Degradation-Consistent Paired Training for Robust AI-Generated Image Detection
Zongyou Yang 1, Yinghan Hou 2, Xiaokun Yang 3
Published on arXiv
2604.10102
Output Integrity Attack
OWASP ML Top 10 — ML09
Key Finding
Achieves +9.1 percentage points degraded-condition average accuracy improvement across 9 generators and 8 degradation conditions, with most dramatic gains under JPEG compression (+15.7% to +17.9%), at a cost of only 0.9% clean accuracy
DCPT
Novel technique introduced
AI-generated image detectors suffer significant performance degradation under real-world image corruptions such as JPEG compression, Gaussian blur, and resolution downsampling.
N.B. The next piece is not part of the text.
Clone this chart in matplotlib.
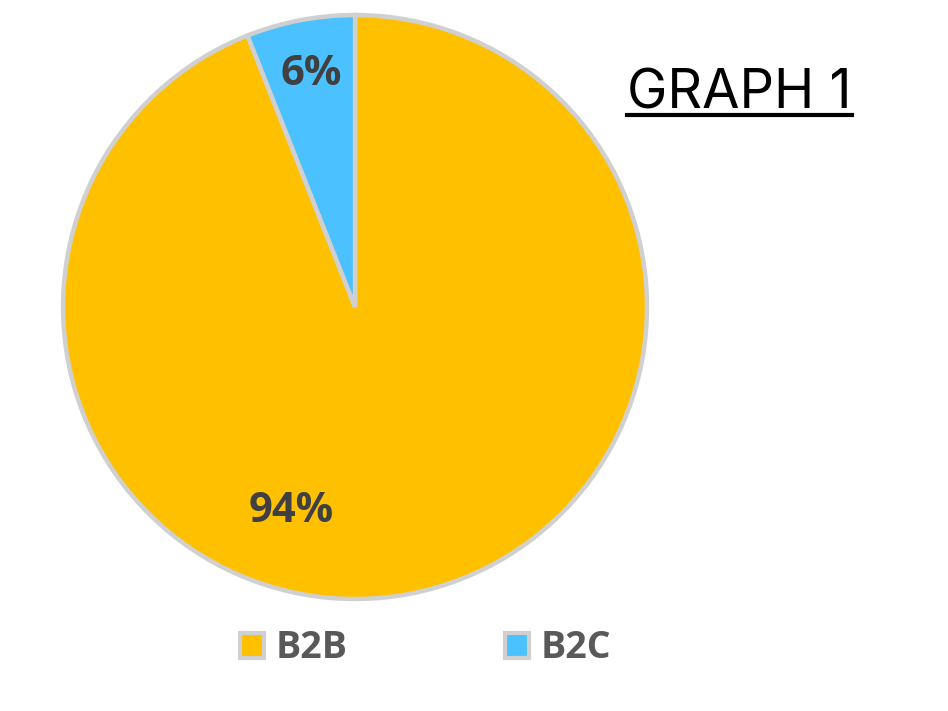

We observe that state-of-the-art methods, including B-Free, treat degradation robustness as a byproduct of data augmentation rather than an explicit training objective. In this work, we propose Degradation-Consistent Paired Training (DCPT), a simple yet effective training strategy that explicitly enforces robustness through paired consistency constraints. For each training image, we construct a clean view and a degraded view, then impose two constraints: a feature consistency loss that minimizes the cosine distance between clean and degraded representations, and a prediction consistency loss based on symmetric KL divergence that aligns output distributions across views. DCPT adds zero additional parameters and zero inference overhead. Experiments on the Synthbuster benchmark (9 generators, 8 degradation conditions) demonstrate that DCPT improves the degraded-condition average accuracy by 9.1 percentage points compared to an identical baseline without paired training, while sacrificing only 0.9% clean accuracy. The improvement is most pronounced under JPEG compression (+15.7% to +17.9%). Ablation further reveals that adding architectural components leads to overfitting on limited training data, confirming that training objective improvement is more effective than architectural augmentation for degradation robustness.
Key Contributions
- Degradation-Consistent Paired Training (DCPT) method with zero additional parameters or inference overhead
- Explicit consistency constraints via feature-level cosine loss and prediction-level symmetric KL divergence between clean and degraded image views
- Empirical validation showing +9.1% degraded-condition average accuracy improvement on Synthbuster benchmark, with +15.7% to +17.9% gains under JPEG compression
🛡️ Threat Analysis
Defends AI-generated content detection systems (deepfake detectors) against degradation-based evasion. The paper explicitly addresses the integrity and reliability of AI-generated image detection under real-world corruptions like JPEG compression, blur, and downsampling. This is output integrity — ensuring detection systems maintain accuracy when content has been degraded.